The European secondary loan market has borne the brunt of increased risk aversion in recent months with prices and trading activity drifting lower.
Yet it remains an asset class where investors willing to do their homework on distressed situations can be well rewarded.
Despite the recent continuation of European Central Bank bond buying, this is now colliding with a fistful of worries from commodity prices, China, Greek debt and US interest rates. The result has been a fragmentation in liquidity and volatility spikes – particularly at the lower quality end of credit – as yield spreads widen.
This has a knock-on effect on secondary loan trading, as pricing risk in these market conditions becomes much more fraught. Much like a flight to quality, in secondary loans there has been a gravitation of interest towards more transparent issuers and a trading void in others.
At the same time, while ECB bond buying has encouraged issuance, trading inventory is dwindling in secondary markets as new regulation restricts “bulge-bracket” investment banks from holding riskier assets.
This presents a challenge for the already illiquid secondary loan market, as it becomes more difficult to price underlying assets and fundamentals.
There is always the question when credit is in free-fall, whether this represents deepening distress or just a market over-reaction? Often the inability to form a strong credit view acts to prevent money managers putting funds to work.
This is where value can emerge, as investors will get paid for taking risk. It is also a time when intermediaries that can combine robust pricing, sourcing and financing of deals can demonstrate their added value.
The secondary loan market operates beneath another layer of uncertainty because trading depends on knowing when a bank is likely to dispose of a loan. This is part art, part science involving assessing the underlying credit risk, as well as the pain threshold of banks that will trigger action.
Typically there will be a lag between the deterioration in fundamentals, distress levels and loan sales. This can be seen in the oil and gas industry, where more than a year on since brent crude was last above US$100 per barrel, a new reality appears to be setting in. Initially oil producers are likely to be operating with some hedging and long term contracts in place so they can absorb the pain of lower prices. On the banks’ side, there will be some headroom on covenants and a willingness to accept volatility when there are relationships to consider. But after an extended period of weak prices, we are now seeing more pockets of distress appearing and bank patience running out.
One recent example was the collapse of troubled oil producer Afren Plc where low oil prices magnified pressure on its key Nigerian oil assets.
This highlights the need to watch for an escalation in distress when businesses have operations and assets in higher risk countries such as Africa, which is the case with a number of UK listed companies. When low prices lead to uneconomic fields being temporarily suspended, problems may snowball from an earnings miss to assets being written off altogether if governments’ requisition them.

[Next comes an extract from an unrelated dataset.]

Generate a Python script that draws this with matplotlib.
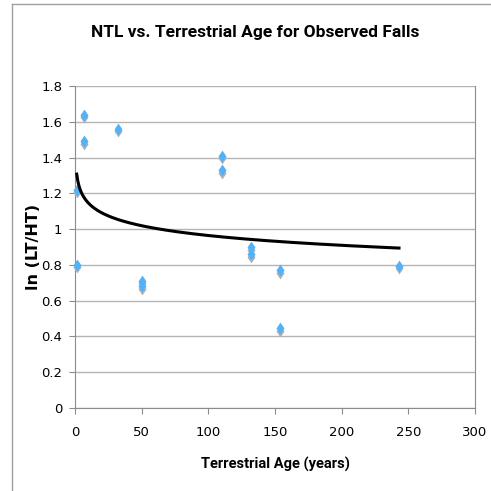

Another consideration is to watch for shifts in the industry outlook that spark wider contagion. The announcement by Shell last week that it was taking an exceptional charge of US$7.9bn in the quarter as it ended Arctic exploration plans, backed out of a Canadian Oil Sands development and wrote down shale gas assets suggests the industry is preparing for a longer period of low prices. Rather than just capital expenditure cuts, when whole projects are mothballed this can lead to a domino effect with distress hitting companies involved in oil services and offshore support.
How banks react to such distress is typically harder to predict as another key factor is the bank’s own internal predisposition to recognize a loss or make a provision. When a loan becomes problematic there is a sliding scale of options from a waiver of covenants, to debt restructuring, a loan sale, or at the other end, a complete liquidation.
The decision making of banks, however, can include a variety of considerations, from whether or not the loan is core to a bank’s operations, its long term relationship with the issuer, to how much exposure they have to that company, sector or industry and what their pipe-line of new issuance looks like. Even here behavior can be unpredictable. For instance in a distressed syndicate, the bank with one isolated non-core loan may not sell, yet one that is core may because its overall portfolio position allows it to accept a loss. Ultimately the ability to effectively source loans requires much more than making a bid.
It requires an understanding of banks needs, discretion and the ability to build a relationship and reputation for consistently and accurately pricing risk.